Updated: Oct 22, 2024

We name our daughters Durga, Lakshmi and Saraswati; we worship the divine feminine power in the temples but oppress, repress and even attack the feminine power amidst us. That is the irony in the way India sees its women.

After the safety of the daylight fades, women are seen as easy prey by the predators of the night.

We mark the nine nights of Navratri, the festival of the goddess, by celebrating the dedication and valour of nine real-life women who brave the challenges of the night to pursue their dreams.


Part - 4


Never felt unsafe

The singer says there has been a generational change over the last two decades

Never felt unsafe

Work has no timings for Aisha Sayed. Sometimes, she begins her studio recording at 12 AM and finishes by 5 AM; at other times, concerts and live shows start at 9 AM and she’s done by midnight.
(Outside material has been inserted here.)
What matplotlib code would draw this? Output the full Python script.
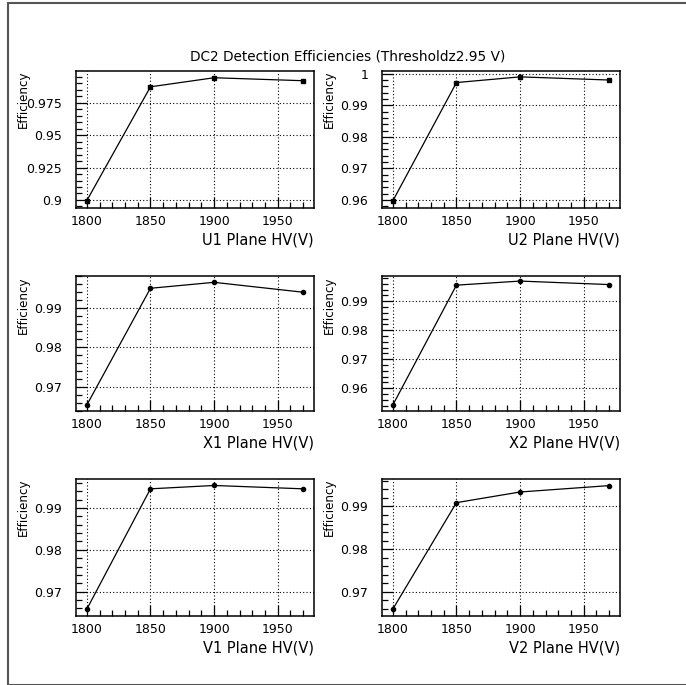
import matplotlib
matplotlib.use("Agg")
import matplotlib.pyplot as plt
from matplotlib.ticker import MultipleLocator, FuncFormatter
from matplotlib.patches import Rectangle

# high voltage settings (V)
hv = [1800, 1850, 1900, 1970]

planes = ["U1", "U2", "X1", "X2", "V1", "V2"]

eff_u1 = [0.8995, 0.9873, 0.9943, 0.9920]
eff_u2 = [0.9597, 0.9972, 0.9990, 0.9980]
eff_x1 = [0.9654, 0.9949, 0.9964, 0.9939]
eff_x2 = [0.9542, 0.9955, 0.9969, 0.9957]
eff_v1 = [0.9658, 0.9946, 0.9954, 0.9946]
eff_v2 = [0.9659, 0.9909, 0.9934, 0.9949]

err_u1 = [0.0008, 0.0004, 0.0003, 0.0003]
err_u2 = [0.0005, 0.0003, 0.0002, 0.0002]
err_x1 = [0.0004, 0.0003, 0.0002, 0.0004]
err_x2 = [0.0004, 0.0003, 0.0002, 0.0002]
err_v1 = [0.0004, 0.0003, 0.0002, 0.0003]
err_v2 = [0.0004, 0.0004, 0.0003, 0.0004]

effs = [eff_u1, eff_u2, eff_x1, eff_x2, eff_v1, eff_v2]
errs = [err_u1, err_u2, err_x1, err_x2, err_v1, err_v2]

# y ranges and major tick steps per panel
ylims = [(0.8938, 0.9995), (0.95744, 1.00086), (0.9639, 0.9980),
         (0.95215, 0.99865), (0.96417, 0.99695), (0.96428, 0.99645)]
ysteps = [0.025, 0.01, 0.01, 0.01, 0.01, 0.01]

plt.rcParams["font.family"] = "DejaVu Sans"
plt.rcParams["font.size"] = 9

fig = plt.figure(figsize=(6.86, 6.85), dpi=100)

W, H = 686.0, 685.0
cols = [76, 382]
rows = [(71, 208), (276, 411), (479, 616)]
aw = 238

fig.patches.append(Rectangle((8 / W, 0.5 / H), 1.0, 1 - 3.5 / H, transform=fig.transFigure,
                             fill=False, edgecolor="#555555", linewidth=1.5))

fig.text(348 / W, 1 - 57 / H, "DC2 Detection Efficiencies (Thresholdz2.95 V)",
         ha="center", va="center", fontsize=9.8)

for i, name in enumerate(planes):
    r, c = divmod(i, 2)
    top, bot = rows[r]
    ax = fig.add_axes([cols[c] / W, 1 - bot / H, aw / W, (bot - top) / H])
    ax.errorbar(hv, effs[i], yerr=errs[i], color="black", linewidth=0.9,
                marker="s" if r == 0 else "o", markersize=3, capsize=0,
                elinewidth=0.9)
    ax.set_xlim(1791.5, 1978.5)
    ax.set_ylim(*ylims[i])
    ax.xaxis.set_major_locator(MultipleLocator(50))
    ax.xaxis.set_minor_locator(MultipleLocator(10))
    ax.yaxis.set_major_locator(MultipleLocator(ysteps[i]))
    ax.yaxis.set_minor_locator(MultipleLocator(ysteps[i] / 5))
    ax.yaxis.set_major_formatter(FuncFormatter(lambda v, p: "%g" % round(v, 4)))
    ax.tick_params(which="both", direction="in", top=False, right=False, width=0.9)
    ax.tick_params(axis="x", which="major", length=8, pad=5)
    ax.tick_params(axis="y", which="major", length=8, pad=10)
    ax.tick_params(which="minor", length=4)
    ax.grid(True, which="major", color="black", linestyle=(0, (1, 2)), linewidth=0.8)
    for sp in ax.spines.values():
        sp.set_linewidth(1.1)
    ax.set_xlabel(name + " Plane HV(V)", fontsize=10.5)
    ax.xaxis.label.set_ha("right")
    ax.xaxis.label.set_va("center")
    ax.xaxis.set_label_coords(1.0, -32 / (bot - top))
    ax.set_ylabel("Efficiency", fontsize=8.6)
    ax.yaxis.label.set_rotation_mode("anchor")
    ax.yaxis.label.set_ha("right")
    ax.yaxis.label.set_va("center")
    ax.yaxis.set_label_coords(-53 / aw, 1.0)

fig.savefig("out.png", dpi=100)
In her field of work as a performer and singer, Sayed is used to not getting a night’s sleep and often returning home when most of the city is set to wake up. “I have been travelling at night but I have never, ever, felt unsafe in Mumbai,” says the singer-performer who began her career at the age of 13 years. Her father spotted her talent for music and took her to meet a sound engineer who was their neighbour in Bandra. The family helped her get opportunities and from there, her career began.

Being among the top contenders in Indian Idol, season 3, in 2007 catapulted her to fame and it opened up a world of new performance opportunities across the country. “I was just 20 years then and I was travelling the world, performing at the most lavish weddings, staying at the most luxurious hotels and performing at big corporate gigs,” she says. Safety, while on work, is has never been an issue for her for the organizers arrange a security detail for the performers. “They escort us until we reach the room. And since we travel with our team in a big group, there is always safety in numbers,” says Sayed, who sings in 10 languages. Her peers have faced instances of audience members being rowdy. “Once in Delhi, a group of drunk men followed my colleague to her room and kept banging on her door late into the night. But I have been fortunate,” she says.
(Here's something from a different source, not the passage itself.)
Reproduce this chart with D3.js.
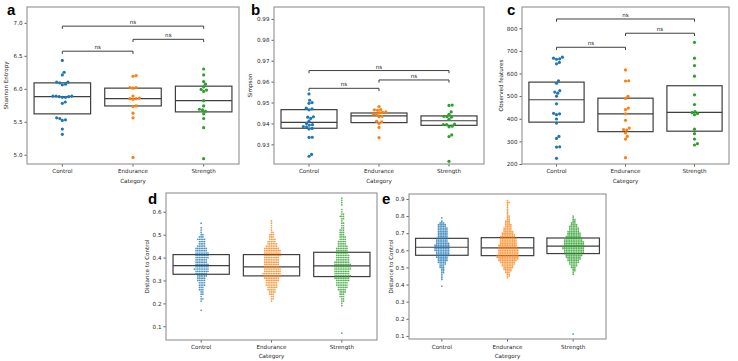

Work assignments have taken to varied places, from the most luxurious international destinations to far-off venues in the hinterland of India where she’s travelled through dark, dense forested areas. “I have driven through areas where the only light is that of your car’s headlights. Turn around and you see pitch darkness,” says Sayed. She’s always got a little prayer on her lips when travelling through these remote areas for miles together. She recalls a show in Chattisgarh where she had to travel for nine hours at a stretch through remote and forested areas. “No place in our country is as safe as Mumbai,” she stresses. She would know, considering her extensive travels. She advises women to travel in groups while in places that are unfamiliar or unknown and never to venture out at night alone. “Keep your family informed of your whereabouts,” she says.

While her agreements state that proper security at all times, Sayed says that she drives her own car if she’s out at night for parties or personal work but insists that the people of Mumbai are largely helpful and cooperative. A rickshaw driver who once drove to home in the wee hours of the night, after a recording, waited at her gate until the watchman let her in. Friends and colleagues have dropped her home several times.

Mumbai, she feels, has changed—and it’s for the better, in the past two decades. “Earlier, on buses and trains, men would use the crowd as an excuse to touch women inappropriately. That has gone down. There is a generational change that I see,” says Sayed. She used to take the BEST buses and trains to her training classes and for recordings in the early days of her career.

Her timings are inconsistent and her shows take her to various cities and towns. But the Mumbai-bred girl emphasizes that her city is very safe for women, despite the various incidents of violence. “Mumbai is the only place where a woman can wear what she wants, wear bright red lipstick, leave her hair open and look glamorous and still be safe.”